2023年12月31日の礼拝メッセージの要約です。説教者:倉嶋新
マタイの福音書2章12節~23節 「ナザレのイエス」
1. 博士来訪の後
博士たちの訪問の後、彼らは夢でヘロデのところへ戻らないようにと警告されます。さらにヨセフにも「ヘロデがこの幼子を捜し出して殺そうとしています」と告げられます。救い主、真の王としてこの世界に与えられた方を、権力者が殺そうとしていました。み使いの知らせを聞いたヨセフはすぐに行動し、その夜のうちに幼子とマリアを連れてエジプトに逃れました。このことは、旧約聖書にも明らかにされていたことだとマタイは記しています。
2. ヘロデによる悲劇
ベツレヘム周辺一帯では、二歳以下の男の子がヘロデの命により殺されてしまいます。博士たちによってもたらされた喜びの知らせが引き金になり、悲劇が起ってしまいました。なぜこのようなことが起きてしまったのか、そう思わず口に出してしまいます。しかし、その事実を聖書は言い逃れせずに語っています。確かにこれはイエスが誕生したことによって起きた悲劇です。しかし、それは人の罪深さゆえに起こった出来事です。時の権力は、人の罪の強大さを時に示します。今、私たちは世界で起きている現実に対して無力さを感じています。ここで起きた出来事も、それは今私たちが感じるものと通じているものだと言えるでしょう。そのような世界にイエスは来られたのです。聖書は嘆きと闇が地にあることに触れています。

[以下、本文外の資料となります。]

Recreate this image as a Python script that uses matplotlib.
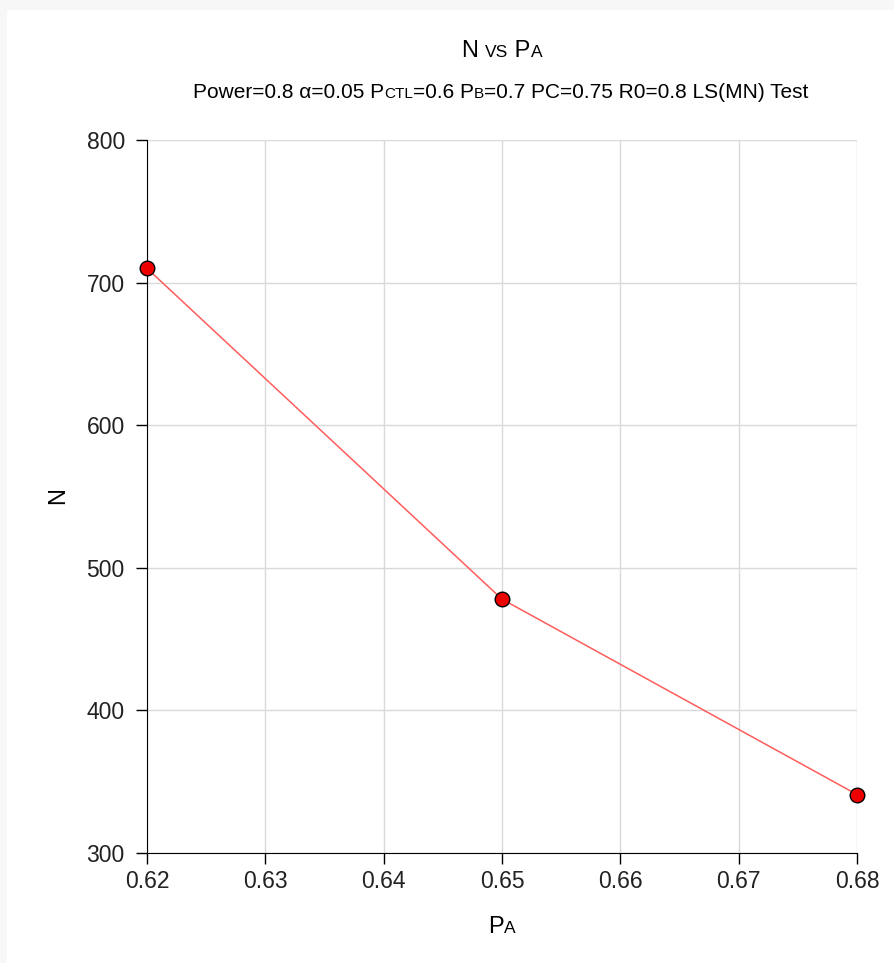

しかし、その闇を変える光となられた方、それが主イエス・キリストなのです。
3. ナザレのイエス
救い主の誕生の結びとして、マタイは「彼はナザレ人と呼ばれる」と書いています。「ナザレ」の語源は、「ネツァール(若枝、新芽)」です。これはイザヤ書11:1 「エッサイの根株から新芽が生え、その根から若枝が出て実を結ぶ」とつながっています。地には絶えず苦難が繰り返されています。しかし、この地に実りをもたらす若枝なる救い主は来られたのです。新しい年も、この方とともに歩んでまいりましょう。